_EXERCISE_
Transcribe all of the data exactly. Omit the pictures.

** Start **

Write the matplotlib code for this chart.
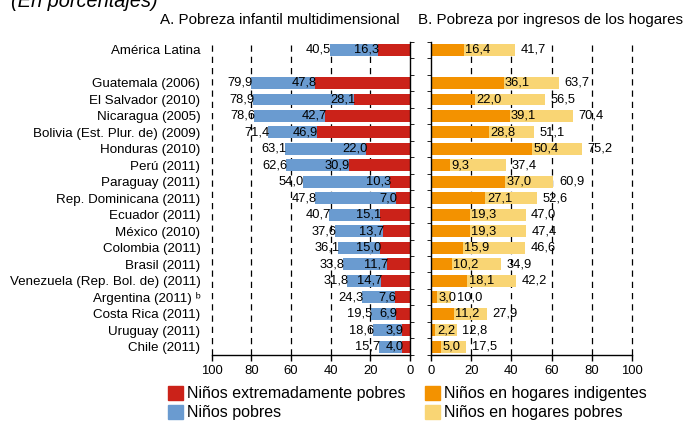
import matplotlib.pyplot as plt
from matplotlib.patches import Patch

plt.rcParams['font.family'] = ['Liberation Sans', 'DejaVu Sans']

# Data
paises = ['América Latina', '',
          'Guatemala (2006)', 'El Salvador (2010)', 'Nicaragua (2005)',
          'Bolivia (Est. Plur. de) (2009)', 'Honduras (2010)', 'Perú (2011)',
          'Paraguay (2011)', 'Rep. Dominicana (2011)', 'Ecuador (2011)',
          'México (2010)', 'Colombia (2011)', 'Brasil (2011)',
          'Venezuela (Rep. Bol. de) (2011)', 'Argentina (2011) ᵇ',
          'Costa Rica (2011)', 'Uruguay (2011)', 'Chile (2011)']
extremos = [16.3, None, 47.8, 28.1, 42.7, 46.9, 22.0, 30.9, 10.3, 7.0, 15.1,
            13.7, 15.0, 11.7, 14.7, 7.6, 6.9, 3.9, 4.0]
pobres_total = [40.5, None, 79.9, 78.9, 78.6, 71.4, 63.1, 62.6, 54.0, 47.8, 40.7,
                37.6, 36.1, 33.8, 31.8, 24.3, 19.5, 18.6, 15.7]
indigentes = [16.4, None, 36.1, 22.0, 39.1, 28.8, 50.4, 9.3, 37.0, 27.1, 19.3,
              19.3, 15.9, 10.2, 18.1, 3.0, 11.2, 2.2, 5.0]
hogares_total = [41.7, None, 63.7, 56.5, 70.4, 51.1, 75.2, 37.4, 60.9, 52.6, 47.0,
                 47.4, 46.6, 34.9, 42.2, 10.0, 27.9, 12.8, 17.5]
ticks = [0, 20, 40, 60, 80, 100]

rojo = '#CB2219'
azul = '#6A9BD0'
naranja = '#F39200'
amarillo = '#F9D574'


def fmt(v):
    return ('%.1f' % v).replace('.', ',')


fig = plt.figure(figsize=(6.87, 4.23), dpi=100)
axA = fig.add_axes([0.308, 0.1608, 0.2887, 0.741])
axB = fig.add_axes([0.6274, 0.1608, 0.2926, 0.741])

fs = 9.3
for i in range(len(paises)):
    if extremos[i] is None:
        continue
    axA.barh(i, pobres_total[i], height=0.7, color=azul)
    axA.barh(i, extremos[i], height=0.7, color=rojo)
    axA.annotate(fmt(extremos[i]), (extremos[i], i), xytext=(1, 0),
                 textcoords='offset points', ha='right', va='center', fontsize=fs)
    axA.annotate(fmt(pobres_total[i]), (pobres_total[i], i), xytext=(1, 0),
                 textcoords='offset points', ha='right', va='center', fontsize=fs)

    axB.barh(i, hogares_total[i], height=0.7, color=amarillo)
    axB.barh(i, indigentes[i], height=0.7, color=naranja)
    axB.annotate(fmt(indigentes[i]), (indigentes[i], i), xytext=(1, 0),
                 textcoords='offset points', ha='left', va='center', fontsize=fs)
    axB.annotate(fmt(hogares_total[i]), (hogares_total[i], i), xytext=(4, 0),
                 textcoords='offset points', ha='left', va='center', fontsize=fs)

n = len(paises)
for ax in (axA, axB):
    ax.set_ylim(n - 0.5, -0.5)
    ax.set_xticks(ticks)
    ax.set_xticklabels([str(t) for t in ticks], fontsize=9.4)
    for t in ticks[1:]:
        ax.axvline(t, color='black', lw=0.9, ls=(0, (5, 4)), zorder=0, clip_on=False)
    ax.spines['top'].set_visible(False)
    ax.set_yticks([i + 0.5 for i in range(-1, n)], minor=True)
    ax.tick_params(axis='x', length=4, width=1, direction='out')
    ax.spines['bottom'].set_linewidth(1)

axA.set_xlim(100, 0)
axA.spines['left'].set_visible(False)
axA.spines['right'].set_linewidth(1)
axA.set_yticks(range(n))
axA.set_yticklabels(paises, fontsize=9.6)
axA.tick_params(axis='y', which='major', length=0, pad=8)
axA.tick_params(axis='y', which='minor', left=False, right=True, length=3,
                direction='out')

axB.set_xlim(0, 100)
axB.spines['right'].set_visible(False)
axB.spines['left'].set_linewidth(1)
axB.set_yticks([])
axB.set_yticks([i + 0.5 for i in range(-1, n)], minor=True)
axB.tick_params(axis='y', which='minor', length=3, direction='out')

fig.text(11 / 687, 1 - 7 / 423, '(En porcentajes)', fontsize=14.4, style='italic',
         va='baseline', ha='left')
fig.text(280 / 687, 1 - 20 / 423, 'A. Pobreza infantil multidimensional',
         fontsize=10.9, ha='center', va='center')
fig.text(551 / 687, 1 - 20 / 423, 'B. Pobreza por ingresos de los hogares',
         fontsize=10.9, ha='center', va='center')

handles = [Patch(color=rojo), Patch(color=azul), Patch(color=naranja), Patch(color=amarillo)]
etiquetas = ['Niños extremadamente pobres', 'Niños pobres',
             'Niños en hogares indigentes', 'Niños en hogares pobres']
fig.legend(handles, etiquetas, ncol=2, loc='upper left',
           bbox_to_anchor=(168 / 687, 1 - 386 / 423), frameon=False,
           fontsize=11.5, handlelength=0.94, handleheight=0.94,
           handletextpad=0.25, labelspacing=0.22, columnspacing=1.25,
           borderaxespad=0, borderpad=0)

fig.savefig('out.png', dpi=100)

** End **

_EXERCISE SOLUTION_
Write the matplotlib code for this chart.
import matplotlib.pyplot as plt
from matplotlib.patches import Patch

plt.rcParams['font.family'] = ['Liberation Sans', 'DejaVu Sans']

# Data
paises = ['América Latina', '',
          'Guatemala (2006)', 'El Salvador (2010)', 'Nicaragua (2005)',
          'Bolivia (Est. Plur. de) (2009)', 'Honduras (2010)', 'Perú (2011)',
          'Paraguay (2011)', 'Rep. Dominicana (2011)', 'Ecuador (2011)',
          'México (2010)', 'Colombia (2011)', 'Brasil (2011)',
          'Venezuela (Rep. Bol. de) (2011)', 'Argentina (2011) ᵇ',
          'Costa Rica (2011)', 'Uruguay (2011)', 'Chile (2011)']
extremos = [16.3, None, 47.8, 28.1, 42.7, 46.9, 22.0, 30.9, 10.3, 7.0, 15.1,
            13.7, 15.0, 11.7, 14.7, 7.6, 6.9, 3.9, 4.0]
pobres_total = [40.5, None, 79.9, 78.9, 78.6, 71.4, 63.1, 62.6, 54.0, 47.8, 40.7,
                37.6, 36.1, 33.8, 31.8, 24.3, 19.5, 18.6, 15.7]
indigentes = [16.4, None, 36.1, 22.0, 39.1, 28.8, 50.4, 9.3, 37.0, 27.1, 19.3,
              19.3, 15.9, 10.2, 18.1, 3.0, 11.2, 2.2, 5.0]
hogares_total = [41.7, None, 63.7, 56.5, 70.4, 51.1, 75.2, 37.4, 60.9, 52.6, 47.0,
                 47.4, 46.6, 34.9, 42.2, 10.0, 27.9, 12.8, 17.5]
ticks = [0, 20, 40, 60, 80, 100]

rojo = '#CB2219'
azul = '#6A9BD0'
naranja = '#F39200'
amarillo = '#F9D574'


def fmt(v):
    return ('%.1f' % v).replace('.', ',')


fig = plt.figure(figsize=(6.87, 4.23), dpi=100)
axA = fig.add_axes([0.308, 0.1608, 0.2887, 0.741])
axB = fig.add_axes([0.6274, 0.1608, 0.2926, 0.741])

fs = 9.3
for i in range(len(paises)):
    if extremos[i] is None:
        continue
    axA.barh(i, pobres_total[i], height=0.7, color=azul)
    axA.barh(i, extremos[i], height=0.7, color=rojo)
    axA.annotate(fmt(extremos[i]), (extremos[i], i), xytext=(1, 0),
                 textcoords='offset points', ha='right', va='center', fontsize=fs)
    axA.annotate(fmt(pobres_total[i]), (pobres_total[i], i), xytext=(1, 0),
                 textcoords='offset points', ha='right', va='center', fontsize=fs)

    axB.barh(i, hogares_total[i], height=0.7, color=amarillo)
    axB.barh(i, indigentes[i], height=0.7, color=naranja)
    axB.annotate(fmt(indigentes[i]), (indigentes[i], i), xytext=(1, 0),
                 textcoords='offset points', ha='left', va='center', fontsize=fs)
    axB.annotate(fmt(hogares_total[i]), (hogares_total[i], i), xytext=(4, 0),
                 textcoords='offset points', ha='left', va='center', fontsize=fs)

n = len(paises)
for ax in (axA, axB):
    ax.set_ylim(n - 0.5, -0.5)
    ax.set_xticks(ticks)
    ax.set_xticklabels([str(t) for t in ticks], fontsize=9.4)
    for t in ticks[1:]:
        ax.axvline(t, color='black', lw=0.9, ls=(0, (5, 4)), zorder=0, clip_on=False)
    ax.spines['top'].set_visible(False)
    ax.set_yticks([i + 0.5 for i in range(-1, n)], minor=True)
    ax.tick_params(axis='x', length=4, width=1, direction='out')
    ax.spines['bottom'].set_linewidth(1)

axA.set_xlim(100, 0)
axA.spines['left'].set_visible(False)
axA.spines['right'].set_linewidth(1)
axA.set_yticks(range(n))
axA.set_yticklabels(paises, fontsize=9.6)
axA.tick_params(axis='y', which='major', length=0, pad=8)
axA.tick_params(axis='y', which='minor', left=False, right=True, length=3,
                direction='out')

axB.set_xlim(0, 100)
axB.spines['right'].set_visible(False)
axB.spines['left'].set_linewidth(1)
axB.set_yticks([])
axB.set_yticks([i + 0.5 for i in range(-1, n)], minor=True)
axB.tick_params(axis='y', which='minor', length=3, direction='out')

fig.text(11 / 687, 1 - 7 / 423, '(En porcentajes)', fontsize=14.4, style='italic',
         va='baseline', ha='left')
fig.text(280 / 687, 1 - 20 / 423, 'A. Pobreza infantil multidimensional',
         fontsize=10.9, ha='center', va='center')
fig.text(551 / 687, 1 - 20 / 423, 'B. Pobreza por ingresos de los hogares',
         fontsize=10.9, ha='center', va='center')

handles = [Patch(color=rojo), Patch(color=azul), Patch(color=naranja), Patch(color=amarillo)]
etiquetas = ['Niños extremadamente pobres', 'Niños pobres',
             'Niños en hogares indigentes', 'Niños en hogares pobres']
fig.legend(handles, etiquetas, ncol=2, loc='upper left',
           bbox_to_anchor=(168 / 687, 1 - 386 / 423), frameon=False,
           fontsize=11.5, handlelength=0.94, handleheight=0.94,
           handletextpad=0.25, labelspacing=0.22, columnspacing=1.25,
           borderaxespad=0, borderpad=0)

fig.savefig('out.png', dpi=100)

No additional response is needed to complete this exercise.